Double the power of a side-by-side Snap by using a Corner Snap. All you need to do is drag a window to one of the four corners of your display to snap that window into a quarter of your desktop. This will leave three other spots for other windows. Corner Snap is mainly useful on larger displays where you’ve got the room to spread four windows across a single desktop. In this way, you can easily do multitasking with Windows 10.
In order to rival Mission Control in MacOS, Windows 10 comes with Task View. It enables you to see all of your open apps so you can quickly switch between apps without any hassle. There are two options to fire up Task View – You can either click on the Task View button in the taskbar sitting at the right side of the search bar, or you can press Windows key + Tab key combination.
You can also do multitasking with Windows 10 using Virtual Desktops. It works in the same manner as that of Corner Snaps except the fact that Corner Snaps are awesome for big displays whereas Virtual Desktops are great for smaller displays where you don’t have the space to use more than one or two apps simultaneously. In order to create a virtual desktop, launch Task View and click on the New Desktop button in the bottom-right corner. You can switch between virtual desktops from the Task View or by using the Windows Key + Ctrl + Right Arrow and Windows Key + Ctrl + Left Arrow keyboard shortcuts.

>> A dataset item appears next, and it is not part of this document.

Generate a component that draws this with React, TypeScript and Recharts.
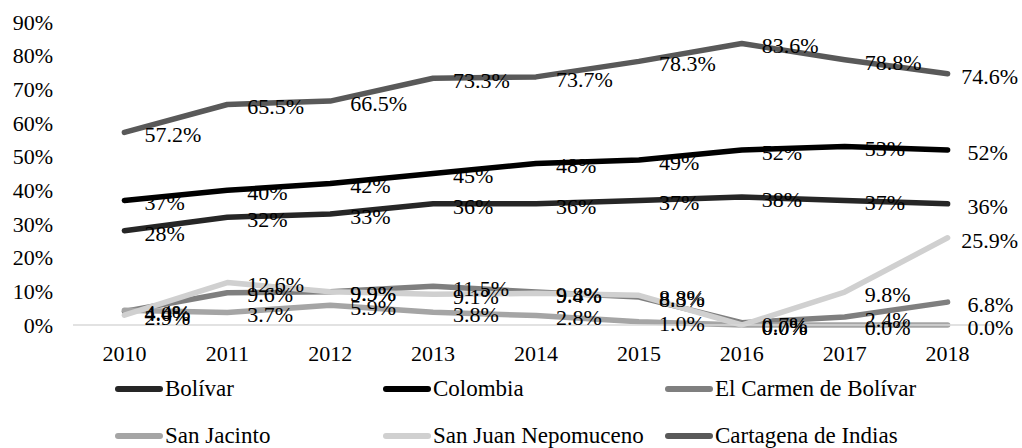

Learn more about Windows 10: How to Access Two Secret Windows 10 Buttons?
Pin Apps to the Taskbar
Although Windows 10 comes with a handful of apps on the taskbar, you can add your own. When an app is running, right-click on its icon in the taskbar and select the Pin to taskbar option. In case you want to remove a pinned app, simply right-click on its icon and choose the Unpin from taskbar option.
Scroll Inactive Windows
With this setting, you can scroll up and down a window even if it’s not your active window. This comes handy if you are penning an email and looking at some sort of reference material in another window. In this case, you can keep your compose window for your email front and center and just mouse over another window and scroll through its contents if this setting is enabled. To enable the Scroll inactive windows option, navigate to the Settings > Devices > Mouse section and toggle on Scroll inactive windows when I hover over them.
Mini Video Player
Another way to do multitasking with Windows 10 is to use Mini Video Player. However, you’ll need to be running Windows 10 Creators Update for this one. In case you want to keep an eye on a movie, show or Skype call while performing your chores, you can do so in an always-on-top mini player. Right now, this mini view player is available only in the Movies & TV and Skype apps. The Play in mini view button is located next to the fullscreen button in the lower-right corner of the Movies & TV app. You can also resize the mini view player and drag it to reposition it on your screen.